WORK TO COMPLETE: Keep to the lines from the line containing "Give me the Plotly source for this chart." through the line containing "5.52, 4.68, 5.32]": copy them exactly and leave every picture out.

Source code of charts:

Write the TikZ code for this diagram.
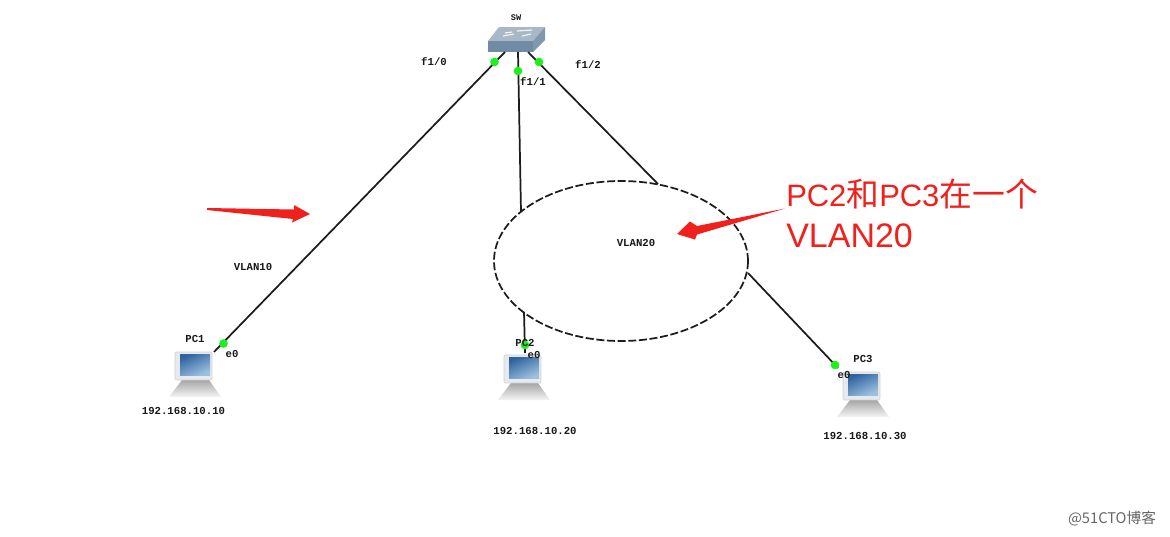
\documentclass[tikz,border=0pt]{standalone}
\usepackage{fontspec}
\setmainfont{Liberation Mono}
\newfontfamily\cjk{Noto Sans CJK SC}
\newfontfamily\notesans{Liberation Sans}
\usetikzlibrary{shapes.geometric}
\definecolor{wire}{HTML}{1C1C1C}
\definecolor{note}{HTML}{F0201C}
\definecolor{port}{HTML}{1EF01E}
\definecolor{swtop}{HTML}{A9B8C6}
\definecolor{swfront}{HTML}{6F8BA6}
\definecolor{swside}{HTML}{8098AE}
\definecolor{scrA}{HTML}{2F639E}
\definecolor{scrB}{HTML}{9CC0E0}
\definecolor{mon}{HTML}{E6EAEE}
\tikzset{
  x=0.75pt,y=-0.75pt,
  lab/.style={font=\bfseries\fontsize{8}{9}\selectfont,text=black!90,inner sep=0pt},
  notetext/.style={font=\notesans\fontsize{25.5}{30}\selectfont,text=note,inner sep=0pt,anchor=west},
  wirel/.style={draw=wire,line width=1.3pt},
  portdot/.style={circle,fill=port,draw=none,minimum size=6.5pt,inner sep=0pt},
  redarrow/.style={fill=note,draw=none},
  pics/pcicon/.style={code={
    \shade[top color=black!35,bottom color=black!4] (-14,30) -- (13,30) -- (25,47) -- (-27,47) -- cycle;
    \fill[mon] (-21,2) rectangle (16,30);
    \draw[black!18,line width=.4pt,rounded corners=1pt] (-21,2) rectangle (16,30);
    \shade[left color=scrA,right color=scrB,shading angle=25] (-16,4) rectangle (14,25);
  }},
}
\begin{document}
\begin{tikzpicture}
\useasboundingbox (0,0) rectangle (1170,536);
\fill[white] (0,0) rectangle (1170,536);

% VLAN20 ellipse
\node[ellipse,draw=wire,dash pattern=on 6pt off 2pt,line width=1.3pt,minimum width=254*0.75pt,minimum height=160*0.75pt,inner sep=0pt] (vlan) at (621,261) {};

% switch
\node[inner sep=0pt,minimum width=57*0.75pt,minimum height=25*0.75pt] (sw) at (516,39.5) {};
\fill[swtop] (499,27) -- (545,27) -- (533,41) -- (488,41) -- cycle;
\fill[swfront] (488,41) rectangle (533,52);
\fill[swside] (533,41) -- (545,27) -- (545,40) -- (533,52) -- cycle;
\draw[white!90!gray,line width=.9pt] (503,36) -- (514,34) (517,31) -- (532,30) (512,32) -- (505,33) (522,36) -- (531,34);

% PCs
\pic at (196,350) {pcicon};
\pic at (525,353) {pcicon};
\pic at (864,370) {pcicon};
\node[inner sep=0pt,minimum width=52*0.75pt,minimum height=46*0.75pt] (pc1) at (196,373) {};
\node[inner sep=0pt,minimum width=52*0.75pt,minimum height=46*0.75pt] (pc2) at (525,376) {};
\node[inner sep=0pt,minimum width=52*0.75pt,minimum height=46*0.75pt] (pc3) at (865,393) {};

% connector ends
\coordinate (a0) at (505,52);
\coordinate (a1) at (214,352);
\coordinate (b0) at (518,52);
\coordinate (b1) at (521,212);
\coordinate (b2) at (524,312);
\coordinate (b3) at (525,353);
\coordinate (c0) at (528,52);
\coordinate (c1) at (658,184);
\coordinate (c2) at (748,273);
\coordinate (c3) at (838,368);
\draw[wirel] (a0) -- (a1);
\draw[wirel] (b0) -- (b1);
\draw[wirel] (b2) -- (b3);
\draw[wirel] (c0) -- (c1);
\draw[wirel] (c2) -- (c3);

% port dots
\node[portdot] (p1) at (494.5,62) {};
\node[portdot] (p2) at (518,71) {};
\node[portdot] (p3) at (539,62) {};
\node[portdot] (p4) at (223.5,343.5) {};
\node[portdot] (p5) at (525,345) {};
\node[portdot] (p6) at (835,365) {};

% labels
\node[lab] (tsw) at (516,18) {\fontsize{6.5}{7}\selectfont SW};
\node[lab] (t1) at (434,61.5) {f1/0};
\node[lab] (t2) at (533,82) {f1/1};
\node[lab] (t3) at (588,65) {f1/2};
\node[lab] (tv10) at (253,267) {VLAN10};
\node[lab] (tv20) at (636,243) {VLAN20};
\node[lab] (n1) at (195,339) {PC1};
\node[lab] (n2) at (525,343) {PC2};
\node[lab] (n3) at (863,359) {PC3};
\node[lab] (e1) at (232,354) {e0};
\node[lab] (e2) at (534,355) {e0};
\node[lab] (e3) at (844,375) {e0};
\node[lab] (ip1) at (183.5,411) {192.168.10.10};
\node[lab] (ip2) at (535,431) {192.168.10.20};
\node[lab] (ip3) at (865,436) {192.168.10.30};

% red annotation
\fill[redarrow] (207,208) -- (294,209.5) -- (294,205) -- (310,214) -- (292,222.5) -- (293,219) -- (207,210) -- cycle;
\fill[redarrow] (785,208.5) -- (697,226) -- (690,221.5) -- (677,234) -- (695,239.5) -- (697,234.5) -- cycle;
\node[notetext,font=\notesans\fontsize{23.2}{30}\selectfont] (note1) at (786,193.5) {PC2{\cjk\fontsize{24.6}{30}\selectfont 和}PC3{\cjk\fontsize{24.6}{30}\selectfont 在一个}};
\node[notetext] (note2) at (786,236) {VLAN20};

% watermark
\node[font=\cjk\fontsize{11}{13}\selectfont,text=black!60,inner sep=0pt] (wm) at (1112,519) {@51CTO博客};
\end{tikzpicture}
\end{document}
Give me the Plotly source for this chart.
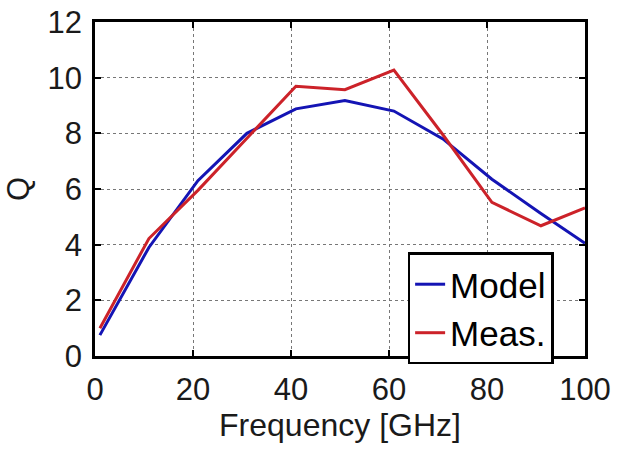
import plotly.graph_objects as go

freq = [1, 11, 21, 31, 41, 51, 61, 71, 81, 91, 100]
q_model = [0.75, 3.9, 6.3, 8.0, 8.88, 9.18, 8.8, 7.8, 6.35, 5.12, 4.05]
q_meas = [1.0, 4.22, 5.95, 7.82, 9.69, 9.57, 10.27, 7.95, 5.52, 4.68, 5.32]

x_ticks = [0, 20, 40, 60, 80, 100]
y_ticks = [0, 2, 4, 6, 8, 10, 12]

FONT = "Liberation Sans, Arial, sans-serif"

fig = go.Figure()
fig.add_trace(go.Scatter(x=freq, y=q_model, mode="lines", name="Model",
                         line=dict(color="#1414B4", width=3)))
fig.add_trace(go.Scatter(x=freq, y=q_meas, mode="lines", name="Meas.",
                         line=dict(color="#CC2229", width=3)))

axis_common = dict(
    showline=True, linecolor="black", linewidth=2.5, mirror="ticks",
    ticks="inside", ticklen=6, tickcolor="black", tickwidth=1.5,
    showgrid=True, gridcolor="#777777", gridwidth=1, griddash="dot",
    zeroline=False,
    tickfont=dict(family=FONT, size=31, color="#1a1a1a"),
)

fig.update_xaxes(range=[0, 100], tickvals=x_ticks, ticklabelstandoff=4,
                 **axis_common,
                 title=dict(text="Frequency [GHz]", standoff=8,
                            font=dict(family=FONT, size=32, color="#1a1a1a")))
fig.update_yaxes(range=[0, 12], tickvals=y_ticks, ticklabelstandoff=4,
                 **axis_common,
                 title=dict(text="Q", standoff=9,
                            font=dict(family=FONT, size=31, color="#1a1a1a")))

fig.update_layout(
    width=621, height=449,
    margin=dict(l=95, r=36, t=22, b=93, autoexpand=False),
    paper_bgcolor="white", plot_bgcolor="white",
    showlegend=True,
    legend=dict(x=0.638, y=0.31, xanchor="left", yanchor="top",
                bgcolor="white", bordercolor="black", borderwidth=2.5,
                font=dict(family=FONT, size=35, color="black"),
                tracegroupgap=0, itemwidth=30),
)

fig.write_html("out.html")
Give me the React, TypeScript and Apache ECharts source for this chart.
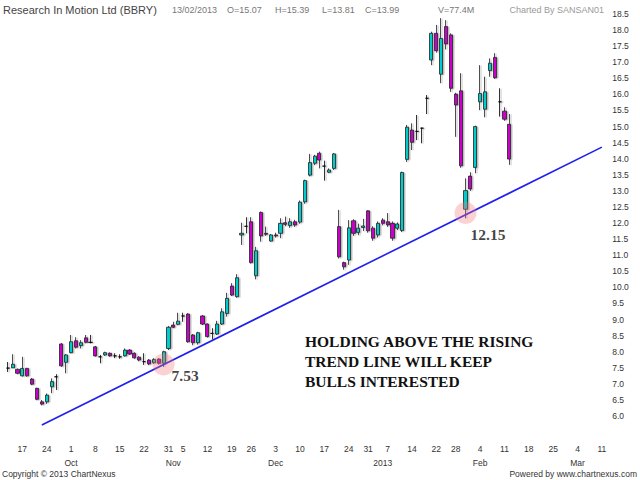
import React, { useEffect, useRef } from "react";
import * as echarts from "echarts";

const HOLIDAYS = ["2012-10-29", "2012-10-30", "2012-11-22", "2012-12-25", "2013-01-01", "2013-01-21"];

function tradingDays(start: string, end: string): string[] {
  const out: string[] = [];
  const d = new Date(start + "T00:00:00Z");
  const e = new Date(end + "T00:00:00Z");
  while (d <= e) {
    const wd = d.getUTCDay();
    const s = d.toISOString().slice(0, 10);
    if (wd !== 0 && wd !== 6 && HOLIDAYS.indexOf(s) < 0) out.push(s);
    d.setUTCDate(d.getUTCDate() + 1);
  }
  return out;
}

const dates = tradingDays("2012-09-12", "2013-03-12");

const opens = [
  7.49, 7.5, 7.45, 7.25, 7.48, 7.15, 6.86, 6.44, 6.44, 6.91,
  7.22, 8.24, 7.67, 7.97, 8.34, 8.19, 8.43, 8.29, 8.15, 7.84,
  7.9, 7.95, 7.87, 7.84, 7.87, 8.05, 7.95, 7.83, 7.69, 7.74,
  7.66, 7.77, 7.64, 8.1, 8.83, 8.85, 9.11, 9.17, 8.52, 8.28,
  9.11, 8.86, 8.57, 8.55, 8.86, 9.19, 10.04, 9.71, 11.63, 11.9,
  12.04, 10.36, 12.33, 11.68, 11.44, 11.63, 11.68, 12.01, 11.92, 12.04,
  12.03, 12.66, 13.49, 13.86, 14.17, 13.77, 13.58, 13.7, 11.89, 10.77,
  10.85, 12.07, 11.71, 11.86, 12.38, 11.84, 11.63, 12.09, 12.04, 11.99,
  11.84, 11.77, 13.98, 14.89, 14.85, 14.95, 15.88, 17.07, 17.9, 16.63,
  18.11, 17.85, 16.01, 16.11, 12.43, 13.46, 13.73, 15.77, 15.54, 16.74,
  17.15, 15.77, 15.48, 15.07,
];
const highs = [
  7.68, 7.92, 7.48, 7.84, 7.5, 7.18, 6.88, 6.5, 6.7, 7.17,
  7.3, 8.27, 7.93, 8.52, 8.45, 8.36, 8.52, 8.52, 8.18, 7.9,
  8.0, 7.98, 7.95, 7.92, 8.1, 8.08, 7.98, 7.86, 7.95, 7.77,
  7.8, 7.8, 8.03, 8.8, 8.93, 9.21, 9.21, 9.2, 8.55, 8.62,
  9.14, 8.88, 8.73, 8.96, 9.35, 9.83, 10.13, 10.41, 12.01, 12.18,
  12.18, 11.26, 12.36, 11.89, 11.66, 11.7, 12.15, 12.2, 12.15, 12.1,
  12.7, 13.35, 14.15, 14.12, 14.22, 13.94, 13.7, 14.18, 12.41, 10.8,
  12.09, 12.12, 11.98, 12.13, 12.4, 11.9, 12.05, 12.15, 12.31, 12.05,
  12.02, 13.6, 15.05, 15.1, 15.36, 14.97, 15.98, 17.95, 18.16, 18.37,
  18.31, 17.9, 16.05, 16.66, 13.39, 13.58, 15.03, 16.91, 16.55, 17.12,
  17.28, 16.19, 15.6, 15.39,
];
const lows = [
  7.37, 7.49, 7.3, 7.23, 7.22, 6.96, 6.49, 6.33, 6.38, 6.71,
  6.81, 7.53, 7.33, 7.95, 8.1, 8.1, 8.26, 8.26, 7.85, 7.64,
  7.87, 7.84, 7.8, 7.78, 7.85, 7.9, 7.78, 7.7, 7.59, 7.58,
  7.62, 7.6, 7.53, 8.05, 8.73, 8.82, 8.93, 8.28, 8.2, 8.22,
  8.83, 8.44, 8.38, 8.52, 8.83, 9.09, 9.73, 9.68, 11.32, 11.68,
  10.74, 10.25, 11.42, 11.6, 11.42, 11.55, 11.53, 11.9, 11.85, 11.88,
  11.98, 12.6, 13.45, 13.8, 13.7, 13.32, 13.55, 13.65, 10.9, 10.55,
  10.7, 11.6, 11.62, 11.75, 11.7, 11.45, 11.55, 11.93, 11.88, 11.45,
  11.78, 11.72, 13.9, 14.27, 14.58, 14.48, 15.39, 16.91, 17.3, 16.35,
  17.4, 16.08, 14.68, 13.72, 12.15, 13.0, 13.55, 15.51, 15.29, 16.55,
  16.48, 15.31, 15.18, 13.81,
];
const closes = [
  7.49, 7.61, 7.33, 7.48, 7.25, 6.99, 6.52, 6.37, 6.65, 7.07,
  7.22, 7.56, 7.9, 8.31, 8.14, 8.28, 8.29, 8.29, 7.87, 7.84,
  7.97, 7.87, 7.87, 7.84, 8.05, 7.93, 7.81, 7.74, 7.69, 7.62,
  7.76, 7.64, 8.0, 8.76, 8.76, 8.95, 9.11, 8.31, 8.28, 8.59,
  8.86, 8.47, 8.57, 8.86, 9.24, 9.66, 9.76, 10.3, 11.68, 11.9,
  10.77, 11.14, 11.6, 11.65, 11.63, 11.6, 11.99, 11.96, 12.04, 11.94,
  12.65, 13.32, 13.88, 14.08, 13.96, 13.77, 13.65, 14.15, 10.95, 10.64,
  11.85, 11.68, 11.84, 11.91, 11.76, 11.53, 11.99, 11.99, 11.94, 11.53,
  11.97, 13.57, 14.98, 14.51, 14.85, 14.95, 15.88, 17.9, 17.36, 17.74,
  17.57, 16.19, 15.67, 13.78, 13.01, 13.06, 15.0, 16.03, 16.08, 16.97,
  16.52, 15.77, 15.23, 13.99,
];

const weekTicks: [string, string][] = [
  ["2012-09-17", "17"], ["2012-09-24", "24"], ["2012-10-01", "1"], ["2012-10-08", "8"],
  ["2012-10-15", "15"], ["2012-10-22", "22"], ["2012-10-31", "31"], ["2012-11-05", "5"],
  ["2012-11-12", "12"], ["2012-11-19", "19"], ["2012-11-26", "26"], ["2012-12-03", "3"],
  ["2012-12-10", "10"], ["2012-12-17", "17"], ["2012-12-24", "24"], ["2012-12-31", "31"],
  ["2013-01-07", "7"], ["2013-01-14", "14"], ["2013-01-22", "22"], ["2013-01-28", "28"],
  ["2013-02-04", "4"], ["2013-02-11", "11"], ["2013-02-18", "18"], ["2013-02-25", "25"],
  ["2013-03-04", "4"], ["2013-03-11", "11"],
];
const monthTicks: [string, string][] = [
  ["2012-10-01", "Oct"], ["2012-11-01", "Nov"], ["2012-12-03", "Dec"],
  ["2013-01-04", "2013"], ["2013-02-04", "Feb"], ["2013-03-04", "Mar"],
];

const trendLine: [string, number][] = [["2012-09-21", 5.72], ["2013-03-11", 14.36]];
const highlightDates = ["2012-10-26", "2013-01-30"];
const highlightValues = [7.6, 12.31];
const highlightLabels = ["7.53", "12.15"];
const highlightLabelShift: [number, number][] = [[-3, 11], [-6, 21]];

const headerStats = ["13/02/2013", "O=15.07", "H=15.39", "L=13.81", "C=13.99", "V=77.4M"];
const headerStatX = [172, 227, 275, 322, 365, 438];
const noteLines = ["HOLDING ABOVE THE RISING", "TREND LINE WILL KEEP", "BULLS INTERESTED"];

const UP = "#00CCCC";
const DOWN = "#CC00CC";

export default function App() {
  const ref = useRef<HTMLDivElement>(null);
  useEffect(() => {
    if (!ref.current) return;
    const chart = echarts.init(ref.current, undefined, { renderer: "svg" });
    const weekMap = new Map(weekTicks);
    const monthMap = new Map(monthTicks);
    const candleData = opens.map((o, i) => {
      const c = closes[i];
      const item: any = { value: [o, c, lows[i], highs[i]] };
      if (o === c) {
        item.itemStyle = { color: "#000", color0: "#000", borderColor: "#000", borderColor0: "#000" };
      }
      return item;
    });
    const sans = "'Liberation Sans', Arial, sans-serif";
    const serif = "'Liberation Serif', 'Times New Roman', serif";
    const graphics: any[] = [
      {
        type: "text", x: 3, y: 10,
        style: { text: "Research In Motion Ltd (BBRY)", fill: "#444", font: `11px ${sans}`, textVerticalAlign: "middle" },
      },
      ...headerStats.map((t, i) => ({
        type: "text", x: headerStatX[i], y: 10,
        style: { text: t, fill: "#777", font: `9px ${sans}`, textVerticalAlign: "middle" },
      })),
      {
        type: "text", x: 604, y: 10,
        style: { text: "Charted By SANSAN01", fill: "#999", font: `9px ${sans}`, textAlign: "right", textVerticalAlign: "middle" },
      },
      {
        type: "text", x: 2, y: 474,
        style: { text: "Copyright © 2013 ChartNexus", fill: "#333", font: `8.5px ${sans}`, textVerticalAlign: "middle" },
      },
      {
        type: "text", x: 637, y: 474,
        style: { text: "Powered by www.chartnexus.com", fill: "#333", font: `8.5px ${sans}`, textAlign: "right", textVerticalAlign: "middle" },
      },
      ...noteLines.map((t, i) => ({
        type: "text", x: 305, y: 341 + i * 20.3,
        style: { text: t, fill: "#111", font: `bold 15.5px ${serif}`, textVerticalAlign: "middle" },
      })),
    ];

    chart.setOption({
      animation: false,
      backgroundColor: "#fff",
      grid: { left: 5.3, right: 30.8, top: 14, bottom: 47.9 },
      xAxis: [
        {
          type: "category",
          data: dates,
          boundaryGap: true,
          axisLine: { show: false },
          axisTick: { show: false },
          splitLine: { show: false },
          axisLabel: {
            interval: (_i: number, v: string) => weekMap.has(v),
            formatter: (v: string) => weekMap.get(v) || "",
            margin: 12,
            fontSize: 8.5,
            color: "#333",
            fontFamily: sans,
          },
        },
        {
          type: "category",
          data: dates,
          boundaryGap: true,
          position: "bottom",
          axisLine: { show: false },
          axisTick: { show: false },
          splitLine: { show: false },
          axisLabel: {
            interval: (_i: number, v: string) => monthMap.has(v),
            formatter: (v: string) => monthMap.get(v) || "",
            margin: 26,
            fontSize: 8.5,
            color: "#333",
            fontFamily: sans,
          },
        },
      ],
      yAxis: {
        type: "value",
        position: "right",
        min: 5.5,
        max: 18.5,
        interval: 0.5,
        axisLine: { show: false },
        axisTick: { show: false },
        splitLine: { show: false },
        axisLabel: {
          formatter: (v: number) => (v < 5.9 ? "" : v.toFixed(1)),
          margin: 3,
          fontSize: 8.5,
          color: "#333",
          fontFamily: sans,
        },
      },
      series: [
        {
          type: "candlestick",
          xAxisIndex: 0,
          data: candleData,
          barWidth: 3.6,
          itemStyle: {
            color: UP,
            color0: DOWN,
            borderColor: "#222",
            borderColor0: "#222",
            borderWidth: 0.8,
            shadowColor: "rgba(0,0,0,0.28)",
            shadowOffsetX: 1.5,
            shadowOffsetY: 0.5,
            shadowBlur: 0.5,
          },
          z: 2,
        },
        {
          type: "line",
          xAxisIndex: 0,
          data: trendLine,
          symbol: "none",
          lineStyle: { color: "#2020EE", width: 1.6 },
          z: 3,
          silent: true,
        },
        {
          type: "scatter",
          xAxisIndex: 0,
          data: highlightDates.map((d, i) => ({
            value: [d, highlightValues[i]],
            label: { offset: highlightLabelShift[i] },
          })),
          symbolSize: 22,
          itemStyle: { color: "rgba(245,120,120,0.42)" },
          label: {
            show: true,
            position: "right",
            distance: 0,
            formatter: (p: any) => highlightLabels[p.dataIndex],
            fontFamily: serif,
            fontWeight: "bold",
            fontSize: 15.5,
            color: "#111",
          },
          z: 4,
          silent: true,
        },
      ],
      graphic: graphics,
    });
    return () => chart.dispose();
  }, []);
  return <div ref={ref} style={{ position: "fixed", left: 0, top: 0, width: 640, height: 480 }} />;
}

REPLY:
Give me the Plotly source for this chart.
import plotly.graph_objects as go

freq = [1, 11, 21, 31, 41, 51, 61, 71, 81, 91, 100]
q_model = [0.75, 3.9, 6.3, 8.0, 8.88, 9.18, 8.8, 7.8, 6.35, 5.12, 4.05]
q_meas = [1.0, 4.22, 5.95, 7.82, 9.69, 9.57, 10.27, 7.95, 5.52, 4.68, 5.32]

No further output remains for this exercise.